Fundamentally, the ESC tester is a simple piece of hardware. It uses a microcontroller to speak the Dshot protocol. This protocol is typically used to communicate between multi-rotor flight controllers and ESCs. In this case, the Dshot telemetry is instead displayed on a small OLED screen. This enables the user to read off KV values, as well as other useful data such as current draw and RPM. This can help quantify the effects of any modifications made to a motor, as well as prove useful for learning about parts of spurious origins.

It’s a device that should prove useful to those trying to eke out every last drop of performance from their multi-rotor builds. We expect to see more similar projects emerge as drone racing continues to increase in popularity. If you’re still trying to learn the theory behind the technology, you can always build your own brushless motor. Video after the break.
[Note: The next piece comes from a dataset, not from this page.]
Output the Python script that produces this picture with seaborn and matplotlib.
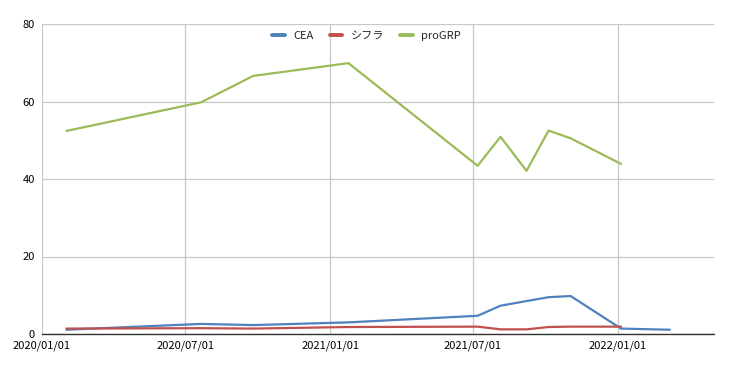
import matplotlib
matplotlib.use("Agg")
import matplotlib.pyplot as plt
import seaborn as sns
import pandas as pd

# Data
dates_common = ["2020-02-01", "2020-07-21", "2020-09-25", "2021-01-24", "2021-07-07",
                "2021-08-05", "2021-09-07", "2021-10-05", "2021-11-02", "2022-01-05"]
dates_cea = dates_common + ["2022-03-08"]
cea = [1.1, 2.6, 2.3, 3.0, 4.7, 7.3, 8.5, 9.5, 9.8, 1.4, 1.1]
cyfra = [1.4, 1.5, 1.4, 1.8, 1.9, 1.2, 1.2, 1.8, 1.9, 1.9]
progrp = [52.4, 59.8, 66.6, 69.9, 43.4, 50.9, 42.1, 52.5, 50.5, 43.9]
series_names = ["CEA", "シフラ", "proGRP"]
colors = ["#4f81bd", "#c0504d", "#9bbb59"]
xtick_labels = ["2020/01/01", "2020/07/01", "2021/01/01", "2021/07/01", "2022/01/01"]
yticks = [0, 20, 40, 60, 80]

df = pd.concat([
    pd.DataFrame({"date": pd.to_datetime(dates_cea), "value": cea, "series": series_names[0]}),
    pd.DataFrame({"date": pd.to_datetime(dates_common), "value": cyfra, "series": series_names[1]}),
    pd.DataFrame({"date": pd.to_datetime(dates_common), "value": progrp, "series": series_names[2]}),
], ignore_index=True)

sns.set_style("white")
plt.rcParams['font.family'] = ['Noto Sans CJK JP', 'DejaVu Sans']

fig = plt.figure(figsize=(7.33, 3.71), dpi=100)
ax = fig.add_axes([42 / 733, 37 / 371, 672 / 733, 310 / 371])

sns.lineplot(data=df, x="date", y="value", hue="series", hue_order=series_names,
             palette=colors, linewidth=1.6, ax=ax, sort=False, estimator=None)

ax.set_xlim(pd.Timestamp("2020-01-01"), pd.Timestamp("2020-01-01") + pd.Timedelta(days=853))
ax.set_ylim(0, 80)
ax.set_yticks(yticks)
ax.set_xticks(pd.to_datetime([s.replace("/", "-") for s in xtick_labels]))
ax.set_xticklabels(xtick_labels)
ax.set_xlabel("")
ax.set_ylabel("")
ax.tick_params(axis="both", length=0, labelsize=8, colors="#000000")
ax.tick_params(axis="x", pad=5)
ax.tick_params(axis="y", pad=5)
ax.grid(True, color="#c8c8c8", linewidth=0.9)
ax.set_axisbelow(True)
for s in ["top", "right", "left"]:
    ax.spines[s].set_visible(False)
ax.spines["bottom"].set_color("#333333")
ax.spines["bottom"].set_linewidth(1.0)

leg = ax.legend(loc="upper center", bbox_to_anchor=(0.483, 1.01), ncol=3, frameon=False,
                fontsize=8, handlelength=1.1, columnspacing=1.5, handletextpad=0.75)
for line in leg.get_lines():
    line.set_linewidth(2.8)

fig.savefig("out.png", dpi=100)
[Thanks to Keegan for the tip!]

6 thoughts on “Testing Brushless Motors With A Little Help From The ESC

  1. In a previous job I designed dynamometers for small motors. The fundamental principle is pretty simple:
    The motor under test it connected to the front of the dyno. (If I was doing this now I would use an ER16 collet to couple the motor shaft to the dyno)
    Inside the box there is a second motor. This has the shaft connected to the input flange, and then the motor body is free to rotate around a set of bearings coaxial with the output. The motor body is then prevented from rotating by a load cell so that torque can be measured.
    Under test the dyno motor would typically be run under closed-loop speed control, and then the characteristics of the test motor can be measured at a range of speeds and current / voltage / phase angle settings.

    The smallest dyno we made was for motors < 10W, and that needed some rather elaborate frictionless suspension devices and bare-copper braided cable for the power / encoder / hall sensors. (the plastic insulation on conventional cable introduced unacceptable hysteresis)

  2. This is awesome! Having a piece of test hardware like this is huge for playing with these motors.

    Certainly great for comparative testing, for more absolute accurate results be mindful of any timing advance applied as this will affect kV. Load up on bus capacitance to help minimize effects of ripple voltage.

    Phase resistance is also a super handy measurement. The hardware becomes more involved, maybe some custom firmware for the esc is in order? 😉

    Looks great, slick packaging! Super interested to see some of your motors now!

  3. This is really interesting.
    I’ll have a read of the literature later. I’ve been looking for a hobby level brushless AC motor driver which can use hall effect sensors and have a sensible communication protocol for driving some wheels. I bought a malfunctioning (2010) Big Trak last weekend, and I want to make it much cooler.

    1. I have been looking for something like that aswell, one that can handle some Amps and has the possibility for PID control of the motor’s RPM. I am currently using a YPG 100A ESC that can handle some RPM pid as it has a helicopter function. I am looking into more power though.. This gets way to hot quickly.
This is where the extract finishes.